◆ Source data
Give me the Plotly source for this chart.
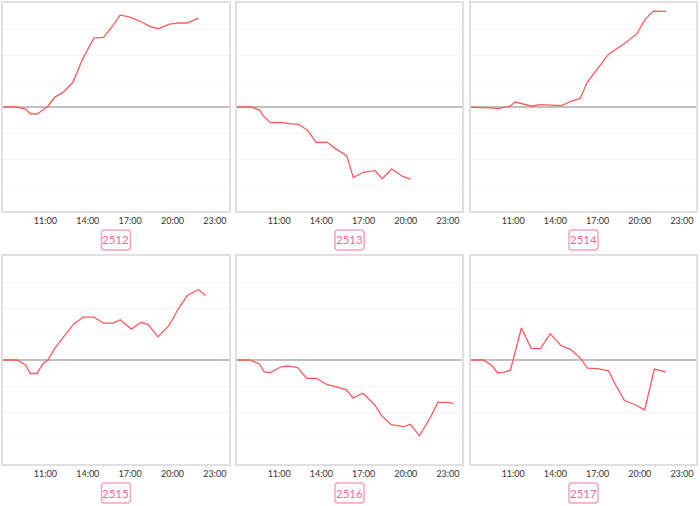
import plotly.graph_objects as go

DAY = "2024-01-01 "

# ---- data (time HH:MM, relative change) ----
t_2512 = ["08:00","08:57","09:36","09:56","10:25","10:50","11:11","11:40","12:15","12:57","13:40","14:26","15:07","15:47","16:18","16:58","17:47","18:23","18:58","19:47","20:23","21:03","21:50"]
v_2512 = [0, 0, -0.08, -0.26, -0.27, -0.10, 0.03, 0.38, 0.56, 0.95, 1.88, 2.65, 2.68, 3.13, 3.54, 3.46, 3.28, 3.10, 3.01, 3.19, 3.23, 3.23, 3.42]

t_2513 = ["08:00","09:00","09:37","09:53","10:22","11:11","11:40","12:22","12:58","13:38","14:23","15:05","15:48","16:16","16:59","17:49","18:20","19:00","19:49","20:22"]
v_2513 = [0, 0, -0.12, -0.35, -0.60, -0.59, -0.64, -0.67, -0.87, -1.36, -1.35, -1.63, -1.87, -2.71, -2.51, -2.45, -2.76, -2.38, -2.68, -2.77]

t_2514 = ["08:00","08:54","09:22","09:58","10:26","10:48","11:09","11:45","12:20","12:56","13:38","14:28","15:04","15:46","16:15","16:58","17:47","18:51","19:48","20:23","20:59","21:52"]
v_2514 = [-0.01, -0.01, -0.03, -0.06, 0, 0.04, 0.19, 0.10, 0.03, 0.09, 0.08, 0.05, 0.22, 0.33, 0.94, 1.47, 2.03, 2.41, 2.82, 3.37, 3.69, 3.68]

t_2515 = ["08:00","09:00","09:36","09:56","10:25","10:50","11:11","11:40","12:15","12:57","13:40","14:26","15:07","15:47","16:18","17:05","17:47","18:16","18:58","19:47","20:23","21:03","21:50","22:20"]
v_2515 = [0, 0, -0.19, -0.52, -0.52, -0.13, 0, 0.45, 0.86, 1.35, 1.65, 1.65, 1.42, 1.42, 1.55, 1.19, 1.45, 1.37, 0.89, 1.35, 1.94, 2.48, 2.71, 2.48]

t_2516 = ["08:00","08:54","09:36","09:55","10:21","11:08","11:37","12:19","12:57","13:40","14:23","15:05","15:47","16:15","16:58","17:47","18:17","18:58","19:52","20:20","20:58","21:45","22:17","22:56","23:24"]
v_2516 = [0, 0, -0.15, -0.45, -0.49, -0.26, -0.23, -0.29, -0.71, -0.71, -0.94, -1.03, -1.15, -1.46, -1.28, -1.72, -2.14, -2.49, -2.56, -2.47, -2.92, -2.21, -1.63, -1.63, -1.67]

t_2517 = ["08:00","08:54","09:32","09:54","10:22","10:48","11:35","12:17","12:56","13:38","14:24","15:04","15:46","16:17","17:00","17:47","18:20","18:55","19:41","20:21","21:02","21:52"]
v_2517 = [0, 0, -0.24, -0.50, -0.47, -0.40, 1.23, 0.45, 0.44, 1.01, 0.55, 0.41, 0.08, -0.31, -0.33, -0.42, -1.01, -1.56, -1.72, -1.92, -0.35, -0.46]

names = ["2512", "2513", "2514", "2515", "2516", "2517"]
times = [t_2512, t_2513, t_2514, t_2515, t_2516, t_2517]
values = [v_2512, v_2513, v_2514, v_2515, v_2516, v_2517]

tick_labels = ["11:00", "14:00", "17:00", "20:00", "23:00"]
x_start, x_end = "08:00", "24:00"
y_min, y_max = -4, 4

# ---- layout geometry (pixels) ----
W, H = 700, 506
col_px = [(3, 229), (237, 462), (471, 696)]
row_px = [(3, 211), (256, 464)]
label_y_px = [240, 493]

line_color = "#ff5a5a"
pink = "#f06a95"

fig = go.Figure()
layout = dict(
    width=W, height=H, margin=dict(l=0, r=0, t=0, b=0),
    paper_bgcolor="white", plot_bgcolor="white", showlegend=False,
    font=dict(family="Lato, Noto Sans, sans-serif", size=9, color="#333"),
)
annotations = []
shapes = []

def px(x): return x / W
def py(y): return 1 - y / H

for i, (name, ts, vs) in enumerate(zip(names, times, values)):
    r, c = divmod(i, 3)
    k = i + 1
    xs = [DAY + t for t in ts]
    fig.add_trace(go.Scatter(
        x=xs, y=vs, mode="lines",
        line=dict(color=line_color, width=1.3),
        xaxis=f"x{k}", yaxis=f"y{k}", hoverinfo="skip",
    ))
    x0, x1 = col_px[c]
    y0, y1 = row_px[r]
    layout[f"xaxis{k}"] = dict(
        domain=[x0 / W, x1 / W], anchor=f"y{k}", type="date",
        range=[DAY + x_start, "2024-01-02 00:00"],
        tickvals=[DAY + t for t in tick_labels], ticktext=tick_labels,
        showgrid=False, zeroline=False,
        showline=True, mirror=True, linecolor="#e0e0e0", linewidth=2,
        ticks="", tickfont=dict(size=9, color="#333"),
    )
    layout[f"yaxis{k}"] = dict(
        domain=[1 - y1 / H, 1 - y0 / H], anchor=f"x{k}",
        range=[y_min, y_max], dtick=1, showticklabels=False,
        showgrid=True, gridcolor="#f6f6f6", gridwidth=1,
        zeroline=True, zerolinecolor="#c0c0c0", zerolinewidth=1.5,
        showline=True, mirror=True, linecolor="#e0e0e0", linewidth=2,
        ticks="",
    )
    annotations.append(dict(
        text=name, x=px((x0 + x1) / 2), y=py(label_y_px[r]),
        xref="paper", yref="paper",
        xanchor="center", yanchor="middle", showarrow=False,
        font=dict(size=11.5, color=pink, family="Lato, Noto Sans, sans-serif"),
    ))
    # rounded label box
    bw, bh, rad = 29, 20, 3
    lx0 = (x0 + x1) / 2 - bw / 2
    lx1 = lx0 + bw
    ly0 = label_y_px[r] - bh / 2
    ly1 = ly0 + bh
    path = (
        f"M {px(lx0+rad)} {py(ly0)} L {px(lx1-rad)} {py(ly0)} "
        f"Q {px(lx1)} {py(ly0)} {px(lx1)} {py(ly0+rad)} "
        f"L {px(lx1)} {py(ly1-rad)} Q {px(lx1)} {py(ly1)} {px(lx1-rad)} {py(ly1)} "
        f"L {px(lx0+rad)} {py(ly1)} Q {px(lx0)} {py(ly1)} {px(lx0)} {py(ly1-rad)} "
        f"L {px(lx0)} {py(ly0+rad)} Q {px(lx0)} {py(ly0)} {px(lx0+rad)} {py(ly0)} Z"
    )
    shapes.append(dict(type="path", path=path, xref="paper", yref="paper",
                       line=dict(color="#f9a3bd", width=1.5), fillcolor="rgba(0,0,0,0)"))

layout["annotations"] = annotations
layout["shapes"] = shapes
fig.update_layout(**layout)
fig.write_html(
    "out.html",
    config={"displayModeBar": False},
    post_script="document.body.style.margin='0';document.body.style.overflow='hidden';",
)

◆ Requirements
Transcribe the listing above verbatim. Omit the pictures.

◆ The answer
Give me the Plotly source for this chart.
import plotly.graph_objects as go

DAY = "2024-01-01 "

# ---- data (time HH:MM, relative change) ----
t_2512 = ["08:00","08:57","09:36","09:56","10:25","10:50","11:11","11:40","12:15","12:57","13:40","14:26","15:07","15:47","16:18","16:58","17:47","18:23","18:58","19:47","20:23","21:03","21:50"]
v_2512 = [0, 0, -0.08, -0.26, -0.27, -0.10, 0.03, 0.38, 0.56, 0.95, 1.88, 2.65, 2.68, 3.13, 3.54, 3.46, 3.28, 3.10, 3.01, 3.19, 3.23, 3.23, 3.42]

t_2513 = ["08:00","09:00","09:37","09:53","10:22","11:11","11:40","12:22","12:58","13:38","14:23","15:05","15:48","16:16","16:59","17:49","18:20","19:00","19:49","20:22"]
v_2513 = [0, 0, -0.12, -0.35, -0.60, -0.59, -0.64, -0.67, -0.87, -1.36, -1.35, -1.63, -1.87, -2.71, -2.51, -2.45, -2.76, -2.38, -2.68, -2.77]

t_2514 = ["08:00","08:54","09:22","09:58","10:26","10:48","11:09","11:45","12:20","12:56","13:38","14:28","15:04","15:46","16:15","16:58","17:47","18:51","19:48","20:23","20:59","21:52"]
v_2514 = [-0.01, -0.01, -0.03, -0.06, 0, 0.04, 0.19, 0.10, 0.03, 0.09, 0.08, 0.05, 0.22, 0.33, 0.94, 1.47, 2.03, 2.41, 2.82, 3.37, 3.69, 3.68]

t_2515 = ["08:00","09:00","09:36","09:56","10:25","10:50","11:11","11:40","12:15","12:57","13:40","14:26","15:07","15:47","16:18","17:05","17:47","18:16","18:58","19:47","20:23","21:03","21:50","22:20"]
v_2515 = [0, 0, -0.19, -0.52, -0.52, -0.13, 0, 0.45, 0.86, 1.35, 1.65, 1.65, 1.42, 1.42, 1.55, 1.19, 1.45, 1.37, 0.89, 1.35, 1.94, 2.48, 2.71, 2.48]

t_2516 = ["08:00","08:54","09:36","09:55","10:21","11:08","11:37","12:19","12:57","13:40","14:23","15:05","15:47","16:15","16:58","17:47","18:17","18:58","19:52","20:20","20:58","21:45","22:17","22:56","23:24"]
v_2516 = [0, 0, -0.15, -0.45, -0.49, -0.26, -0.23, -0.29, -0.71, -0.71, -0.94, -1.03, -1.15, -1.46, -1.28, -1.72, -2.14, -2.49, -2.56, -2.47, -2.92, -2.21, -1.63, -1.63, -1.67]

t_2517 = ["08:00","08:54","09:32","09:54","10:22","10:48","11:35","12:17","12:56","13:38","14:24","15:04","15:46","16:17","17:00","17:47","18:20","18:55","19:41","20:21","21:02","21:52"]
v_2517 = [0, 0, -0.24, -0.50, -0.47, -0.40, 1.23, 0.45, 0.44, 1.01, 0.55, 0.41, 0.08, -0.31, -0.33, -0.42, -1.01, -1.56, -1.72, -1.92, -0.35, -0.46]

names = ["2512", "2513", "2514", "2515", "2516", "2517"]
times = [t_2512, t_2513, t_2514, t_2515, t_2516, t_2517]
values = [v_2512, v_2513, v_2514, v_2515, v_2516, v_2517]

tick_labels = ["11:00", "14:00", "17:00", "20:00", "23:00"]
x_start, x_end = "08:00", "24:00"
y_min, y_max = -4, 4

# ---- layout geometry (pixels) ----
W, H = 700, 506
col_px = [(3, 229), (237, 462), (471, 696)]
row_px = [(3, 211), (256, 464)]
label_y_px = [240, 493]

line_color = "#ff5a5a"
pink = "#f06a95"

fig = go.Figure()
layout = dict(
    width=W, height=H, margin=dict(l=0, r=0, t=0, b=0),
    paper_bgcolor="white", plot_bgcolor="white", showlegend=False,
    font=dict(family="Lato, Noto Sans, sans-serif", size=9, color="#333"),
)
annotations = []
shapes = []

def px(x): return x / W
def py(y): return 1 - y / H

for i, (name, ts, vs) in enumerate(zip(names, times, values)):
    r, c = divmod(i, 3)
    k = i + 1
    xs = [DAY + t for t in ts]
    fig.add_trace(go.Scatter(
        x=xs, y=vs, mode="lines",
        line=dict(color=line_color, width=1.3),
        xaxis=f"x{k}", yaxis=f"y{k}", hoverinfo="skip",
    ))
    x0, x1 = col_px[c]
    y0, y1 = row_px[r]
    layout[f"xaxis{k}"] = dict(
        domain=[x0 / W, x1 / W], anchor=f"y{k}", type="date",
        range=[DAY + x_start, "2024-01-02 00:00"],
        tickvals=[DAY + t for t in tick_labels], ticktext=tick_labels,
        showgrid=False, zeroline=False,
        showline=True, mirror=True, linecolor="#e0e0e0", linewidth=2,
        ticks="", tickfont=dict(size=9, color="#333"),
    )
    layout[f"yaxis{k}"] = dict(
        domain=[1 - y1 / H, 1 - y0 / H], anchor=f"x{k}",
        range=[y_min, y_max], dtick=1, showticklabels=False,
        showgrid=True, gridcolor="#f6f6f6", gridwidth=1,
        zeroline=True, zerolinecolor="#c0c0c0", zerolinewidth=1.5,
        showline=True, mirror=True, linecolor="#e0e0e0", linewidth=2,
        ticks="",
    )
    annotations.append(dict(
        text=name, x=px((x0 + x1) / 2), y=py(label_y_px[r]),
        xref="paper", yref="paper",
        xanchor="center", yanchor="middle", showarrow=False,
        font=dict(size=11.5, color=pink, family="Lato, Noto Sans, sans-serif"),
    ))
    # rounded label box
    bw, bh, rad = 29, 20, 3
    lx0 = (x0 + x1) / 2 - bw / 2
    lx1 = lx0 + bw
    ly0 = label_y_px[r] - bh / 2
    ly1 = ly0 + bh
    path = (
        f"M {px(lx0+rad)} {py(ly0)} L {px(lx1-rad)} {py(ly0)} "
        f"Q {px(lx1)} {py(ly0)} {px(lx1)} {py(ly0+rad)} "
        f"L {px(lx1)} {py(ly1-rad)} Q {px(lx1)} {py(ly1)} {px(lx1-rad)} {py(ly1)} "
        f"L {px(lx0+rad)} {py(ly1)} Q {px(lx0)} {py(ly1)} {px(lx0)} {py(ly1-rad)} "
        f"L {px(lx0)} {py(ly0+rad)} Q {px(lx0)} {py(ly0)} {px(lx0+rad)} {py(ly0)} Z"
    )
    shapes.append(dict(type="path", path=path, xref="paper", yref="paper",
                       line=dict(color="#f9a3bd", width=1.5), fillcolor="rgba(0,0,0,0)"))

layout["annotations"] = annotations
layout["shapes"] = shapes
fig.update_layout(**layout)
fig.write_html(
    "out.html",
    config={"displayModeBar": False},
    post_script="document.body.style.margin='0';document.body.style.overflow='hidden';",
)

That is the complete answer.